The velocity in gas lines should be less than 60 to 80 ft/sec to minimize noise and allow for corrosion inhibition. A lower velocity of 50 ft/sec should be used in the presence of known corrosives such as CO2. The minimum gas velocity should be between 10 and 15 ft/sec, which minimizes liquid fallout.

Gas velocity is expressed in Eq.2 as:

Vg=60*(Qg TZ)/(d^2 P) (Eq.2)

where:

Vg = gas velocity, ft/sec

Qg = gas-flow rate, MMscf/D

T = gas flowing temperature, °R

P = flowing pressure, psia

Z = compressibility factor, dimensionless

d = pipe ID, in

Multiphase line sizing

The minimum fluid velocity in multiphase systems must be relatively high to keep the liquids moving and prevent or minimize slugging. The recommended minimum velocity is 10 to 15 ft/sec. The maximum recommended velocity is 60 ft/sec to inhibit noise and 50 ft/sec for CO2 corrosion inhibition.

In two-phase flow, it is possible that liquid droplets in the flow stream will impact on the wall of the pipe causing erosion of the products of corrosion. This is called erosion/corrosion. Erosion of the pipe wall itself could occur if solid particles, particularly sand, are entrained in the flow stream. The following guidelines from API RP14E should be used to protect against erosion/corrosion.
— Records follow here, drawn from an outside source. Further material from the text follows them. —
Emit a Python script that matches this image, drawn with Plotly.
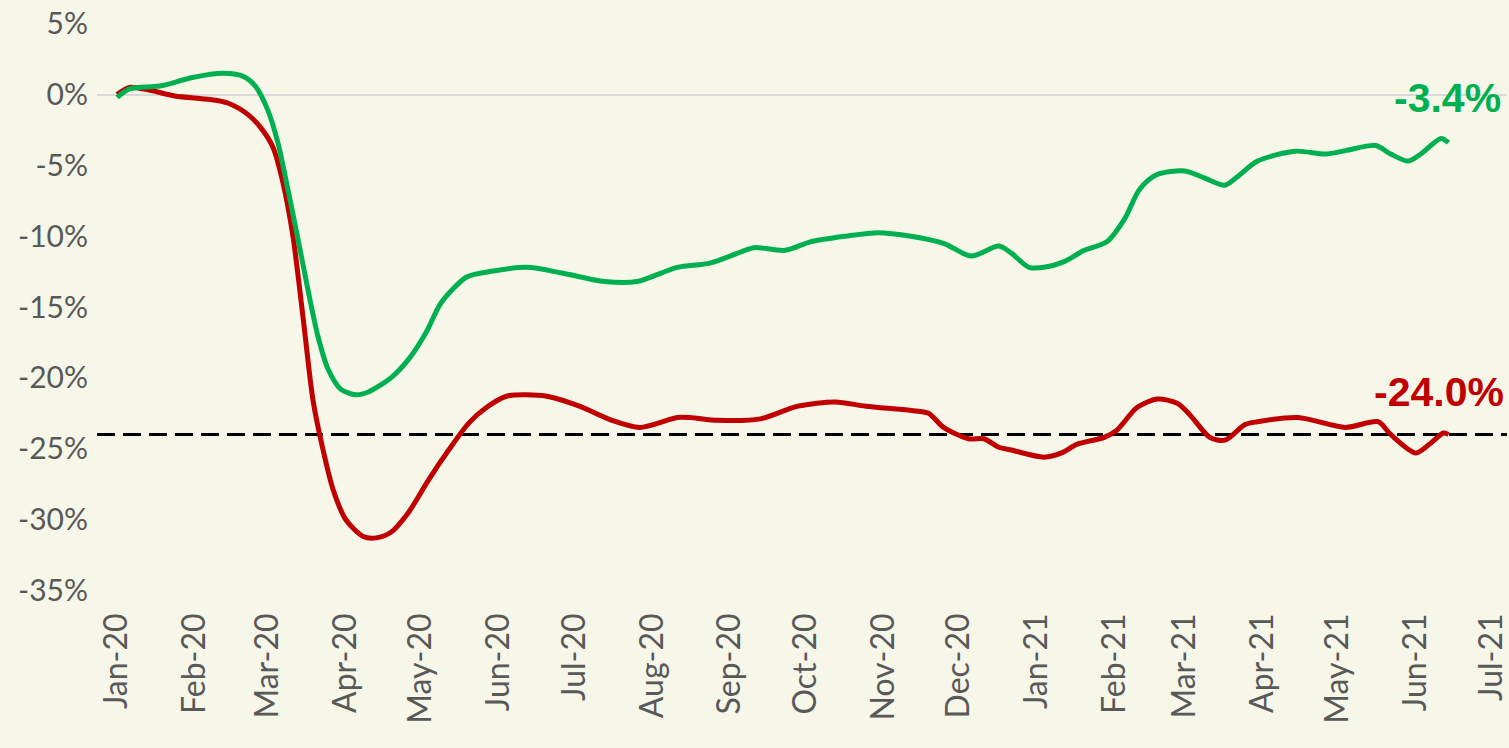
import plotly.graph_objects as go

# ---- data ----
green_dates = ["2020-01-01","2020-01-06","2020-01-18","2020-01-31","2020-02-12","2020-02-20","2020-02-25",
               "2020-03-01","2020-03-05","2020-03-09","2020-03-13","2020-03-17","2020-03-21","2020-03-25",
               "2020-03-30","2020-04-05","2020-04-10","2020-04-19","2020-04-26","2020-05-03","2020-05-09",
               "2020-05-19","2020-05-25","2020-06-12","2020-06-26","2020-07-13","2020-07-26","2020-08-11",
               "2020-08-24","2020-09-07","2020-09-11","2020-09-23","2020-10-03","2020-10-17","2020-10-30",
               "2020-11-12","2020-11-25","2020-12-06","2020-12-17","2020-12-22","2020-12-29","2021-01-04",
               "2021-01-12","2021-01-20","2021-01-29","2021-02-05","2021-02-11","2021-02-18","2021-03-01",
               "2021-03-09","2021-03-17","2021-03-22","2021-03-30","2021-04-14","2021-04-26","2021-05-04",
               "2021-05-16","2021-05-22","2021-05-29","2021-06-03","2021-06-11","2021-06-14"]
green_values = [-0.2,0.4,0.6,1.2,1.5,1.3,0.6,
                -1.1,-3.4,-6.7,-10.2,-13.8,-17.1,-19.4,
                -20.8,-21.2,-21.0,-20.0,-18.7,-16.8,-14.7,
                -12.9,-12.6,-12.2,-12.6,-13.2,-13.2,-12.2,
                -11.9,-11.0,-10.8,-11.0,-10.4,-10.0,-9.75,
                -10.0,-10.5,-11.4,-10.7,-11.2,-12.2,-12.2,
                -11.8,-11.0,-10.4,-8.8,-6.7,-5.65,-5.4,
                -5.9,-6.4,-5.8,-4.7,-4.0,-4.2,-3.96,
                -3.6,-4.2,-4.7,-4.2,-3.1,-3.4]

red_dates = ["2020-01-01","2020-01-06","2020-01-14","2020-01-24","2020-02-07","2020-02-14","2020-02-22",
             "2020-02-27","2020-03-03","2020-03-07","2020-03-11","2020-03-15","2020-03-19","2020-03-23",
             "2020-03-27","2020-04-01","2020-04-08","2020-04-13","2020-04-19","2020-04-26","2020-05-04",
             "2020-05-12","2020-05-20","2020-05-27","2020-06-04","2020-06-20","2020-07-03","2020-07-16",
             "2020-07-27","2020-08-11","2020-08-16","2020-08-27","2020-09-13","2020-09-28","2020-10-13",
             "2020-10-25","2020-11-12","2020-11-19","2020-11-25","2020-12-05","2020-12-11","2020-12-17",
             "2020-12-22","2021-01-04","2021-01-11","2021-01-17","2021-01-28","2021-02-02","2021-02-10",
             "2021-02-18","2021-02-26","2021-03-03","2021-03-11","2021-03-17","2021-03-25","2021-03-30",
             "2021-04-15","2021-05-04","2021-05-17","2021-05-22","2021-06-01","2021-06-07","2021-06-12",
             "2021-06-14"]
red_values = [0.0,0.5,0.3,-0.1,-0.35,-0.6,-1.4,
              -2.3,-3.7,-6.2,-10.0,-15.7,-21.6,-25.1,
              -27.9,-30.0,-31.2,-31.3,-30.9,-29.5,-27.2,
              -25.1,-23.2,-22.1,-21.3,-21.3,-22.0,-23.0,
              -23.5,-22.8,-22.8,-23.0,-22.9,-22.0,-21.7,
              -22.0,-22.3,-22.5,-23.5,-24.3,-24.3,-24.9,
              -25.1,-25.6,-25.3,-24.7,-24.2,-23.7,-22.1,
              -21.5,-21.8,-22.6,-24.2,-24.4,-23.3,-23.1,
              -22.8,-23.5,-23.1,-24.0,-25.3,-24.6,-23.9,
              -24.0]

reference_level = -24.0
green_label = "-3.4%"
red_label = "-24.0%"

y_tick_values = [5, 0, -5, -10, -15, -20, -25, -30, -35]
y_tick_labels = ["5%", "0%", "-5%", "-10%", "-15%", "-20%", "-25%", "-30%", "-35%"]

x_tick_values = ["2020-01-01","2020-02-01","2020-03-01","2020-04-01","2020-05-01","2020-06-01",
                 "2020-07-01","2020-08-01","2020-09-01","2020-10-01","2020-11-01","2020-12-01",
                 "2021-01-01","2021-02-01","2021-03-01","2021-04-01","2021-05-01","2021-06-01",
                 "2021-07-01"]
x_tick_labels = ["Jan-20","Feb-20","Mar-20","Apr-20","May-20","Jun-20","Jul-20","Aug-20","Sep-20",
                 "Oct-20","Nov-20","Dec-20","Jan-21","Feb-21","Mar-21","Apr-21","May-21","Jun-21",
                 "Jul-21"]

GREEN = "#00b050"
RED = "#c00000"
BG = "#f6f6e9"
TICK_COLOR = "#595959"

fig = go.Figure()

fig.add_trace(go.Scatter(x=red_dates, y=red_values, mode="lines",
                         line=dict(color=RED, width=5, shape="spline", smoothing=0.8),
                         hoverinfo="skip", showlegend=False))
fig.add_trace(go.Scatter(x=green_dates, y=green_values, mode="lines",
                         line=dict(color=GREEN, width=5, shape="spline", smoothing=0.8),
                         hoverinfo="skip", showlegend=False))

# dashed reference line across the whole plot
fig.add_shape(type="line", xref="paper", x0=0, x1=1, yref="y", y0=reference_level, y1=reference_level,
              line=dict(color="black", width=3, dash="18px,8px"), layer="below")

fig.add_annotation(x=green_dates[-1], y=green_values[-1], text="<b>%s</b>" % green_label,
                   showarrow=False, xanchor="left", yanchor="middle", yshift=45, xshift=-56,
                   font=dict(family="Liberation Sans", size=41, color=GREEN))
fig.add_annotation(x=red_dates[-1], y=red_values[-1], text="<b>%s</b>" % red_label,
                   showarrow=False, xanchor="left", yanchor="middle", yshift=42, xshift=-76,
                   font=dict(family="Liberation Sans", size=41, color=RED))

fig.update_layout(
    width=1509, height=748,
    paper_bgcolor=BG, plot_bgcolor=BG,
    margin=dict(l=97, r=0, t=23, b=157),
    hovermode=False,
    font=dict(family="Lato, sans-serif", color=TICK_COLOR, size=30),
    xaxis=dict(type="date", range=["2019-12-24", "2021-07-07 07:00"],
               tickmode="array", tickvals=x_tick_values, ticktext=x_tick_labels,
               tickangle=-90, showgrid=False, zeroline=False, showline=False,
               ticks="", ticklabelstandoff=15, ticklabeloverflow="allow",
               tickfont=dict(family="Lato, sans-serif", size=32, color=TICK_COLOR)),
    yaxis=dict(range=[-35.05, 5.05], tickmode="array", tickvals=y_tick_values, ticktext=y_tick_labels,
               showgrid=False, zeroline=True, zerolinecolor="#d9d9d9", zerolinewidth=2,
               showline=False, ticks="", ticklabelstandoff=8,
               tickfont=dict(family="Lato, sans-serif", size=30, color=TICK_COLOR)),
)

fig.write_html("out.html", config={"displayModeBar": False},
               post_script="document.body.style.margin='0';document.body.style.overflow='hidden';"
                           "document.body.style.background='%s';" % BG)
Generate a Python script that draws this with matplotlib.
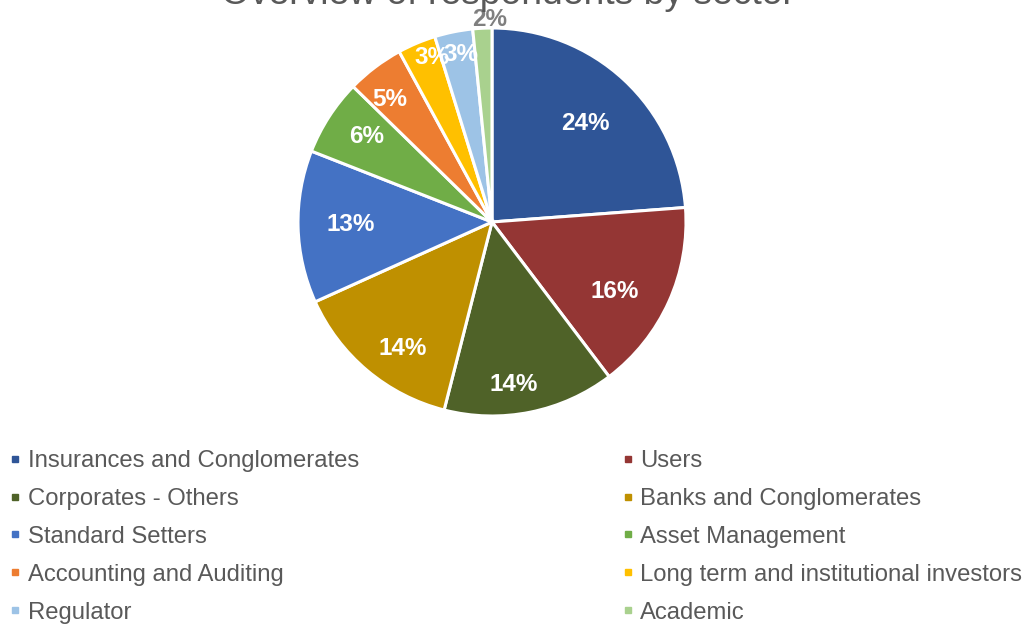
import numpy as np
import matplotlib.pyplot as plt
from matplotlib.lines import Line2D

plt.rcParams['font.family'] = ['Liberation Sans', 'DejaVu Sans']

# respondents per sector (63 in total)
sectors = ["Insurances and Conglomerates", "Users", "Corporates - Others",
           "Banks and Conglomerates", "Standard Setters", "Asset Management",
           "Accounting and Auditing", "Long term and institutional investors",
           "Regulator", "Academic"]
counts = [15, 10, 9, 9, 8, 4, 3, 2, 2, 1]
colors = ["#2F5597", "#943634", "#4F6228", "#BF9000", "#4472C4",
          "#70AD47", "#ED7D31", "#FFC000", "#9DC3E6", "#A9D18E"]

# label placement: distance (fraction of radius) and angle shift from the wedge middle
lab_r = [0.71, 0.72, 0.83, 0.79, 0.73, 0.79, 0.83, 0.915, 0.89, 1.055]
lab_dth = [0, -4.3, -3.6, 4.3, -1.4, -2.2, 2.1, -3.1, -1.1, -2.3]

W, H = 1034, 624
fig = plt.figure(figsize=(W / 100, H / 100), dpi=100)
cx, cy, R = 492, 222, 194
ax = fig.add_axes([(cx - R) / W, (H - cy - R) / H, 2 * R / W, 2 * R / H])

wedges, texts, autotexts = ax.pie(counts, colors=colors, startangle=90, counterclock=False,
                                  autopct=lambda p: "%.0f%%" % p,
                                  wedgeprops=dict(edgecolor="white", linewidth=2.2))
ax.set_xlim(-1, 1)
ax.set_ylim(-1, 1)
ax.set_aspect("equal")

for w, t, r, d in zip(wedges, autotexts, lab_r, lab_dth):
    th = np.deg2rad((w.theta1 + w.theta2) / 2 + d)
    t.set_position((r * np.cos(th), r * np.sin(th)))
    t.set_fontsize(17.5)
    t.set_fontweight("bold")
    t.set_verticalalignment("center_baseline")
    t.set_color("white" if r < 1 else "#7F7F7F")
    t.set_clip_on(False)

fig.text(0.4915, 1 - 4.5 / H, "Overview of respondents by sector", ha="center",
         va="baseline", fontsize=26.8, color="#595959")

# legend in two columns, row-major order like the original
def make_legend(idx, x):
    handles = [Line2D([], [], marker="s", linestyle="", markersize=5,
                      color=colors[i]) for i in idx]
    lg = fig.legend(handles, [sectors[i] for i in idx], loc="upper left",
                    bbox_to_anchor=(x, 1 - 450 / H), frameon=False,
                    fontsize=17.2, labelcolor="#595959", handlelength=0.45,
                    handletextpad=0.3, labelspacing=0.665, borderaxespad=0,
                    borderpad=0)
    return lg

make_legend([0, 2, 4, 6, 8], 0.0095)
make_legend([1, 3, 5, 7, 9], 0.602)

fig.savefig("out.png", dpi=100)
Calculate the erosional velocity of the mixture with Eq. 3

Ve=C / (ρM)^(1⁄2) (Eq.3)

Where:

C = Empirical constant

ρM = the average density of the mixture at flowing conditions.

It can be calculated from

M=[(12409)(SG)P+(2.7)RSP] / [(198.7)P+ZRT] (Eq.4)

Where:

SG = Specific gravity of the liquid (relative to water),

P = Operating pressure, psia

R = gas/liquid ratio, ft3/bbl

T = operating temperature, ºR

Z = gas compressibility factor

S = Specific gravity of the gas relative to AIR, at standard conditions.

Industry experience to date indicates that for solids-free fluids, values of C = 100 for continuous service and C = 125 for intermittent service are conservative. For solids-free fluids where corrosion is not anticipated or when corrosion is controlled by inhibition or by employing corrosion-resistant alloys, values of C = 150 to 200 may be used for continuous service; values up to 250 have been used successfully for intermittent service. If solids production is anticipated, fluid velocities should be significantly reduced. Different values of C may be used where specific application studies have shown them to be appropriate.

Where solids and/or corrosive contaminants are present or where C values higher than 100 for continuous service are used, periodic surveys to assess pipe wall thickness should be considered. The design of any piping system where solids are anticipated should consider the installation of sand probes, cushion flow tees, and a minimum of 3 ft of straight piping downstream of choke outlets.

Once a design velocity is chosen, to determine the pipe size, Eq. 5 can be used.

d=[((11.9+ ZTR/16.7P)*QL)/1000V]^(1⁄2) (Eq.5)

Where:

D = pipe ID, in

Z = gas compressibility factor

R = gas/liquid ratio, ft3/bbl

T = operating temperature, ºR

Z = gas compressibility factor

V = maximum allowable velocity, ft/sec

QL = liquid-flow rate, B/D

Valve, fitting, and flange pressure ratings

Pipe fittings, valves, and flanges are designed and manufactured in accordance several industry standards including API, ASTM, ANSI/ASME and Manufacturer’s Standardization Soc. (MSS) (large-diameter pipeline fittings/flanges). The piping components are designed and manufactured to the industry standards to:

Ensure the consistency of the material properties and specifications
Set uniform dimensional standards and tolerances; specify methods of production and quality control
Specify service ratings and allowable pressure and temperature ratings for fittings manufactured to the standards
Provide interchangeability between fittings and valves manufactured to the standards

Piping materials manufactured to these standards can be traced to the source foundry and the material composition verified. Material traceability is another important feature of standardization. Each fitting, valve, and flange can be certified as to the material, specification, and grade.

Pressure ratings

ANSI Standard B16.5, Steel Pipe Flanges and Flanged Fittings, has seven pressure classes: ANSI 150, 300, 400, 600, 900, 1500, and 2500. Table 11 illustrates the maximum, nonshock working pressures for Material Group 1.1, which is the working group for most oil and gas piping and pipeline applications.

API Spec. 6A prescribes seven pressure classes: 2000, 3000, 5000, 10000, 15000, 20000, and 30000. API 2000, 3000, and 5000 lbf have the same dimensions as ANSI 600, ANSI 900, and ANSI 1,500, respectively. When the API flange is bolted to an ANSI flange, the connection must be rated for the ANSI pressure rating. Table 12 shows the temperature and pressure ratings for API-specification fittings.

API flanges are required for extreme high pressures and are typically used for wellheads. ANSI flanges are less costly and more available than the API flanges and are used in the production facility. Typically, API flanges are used in the flowline near the wellhead, but ANSI flanges are used downstream. Manifolds and production headers may be API or ANSI, depending upon the operating pressures.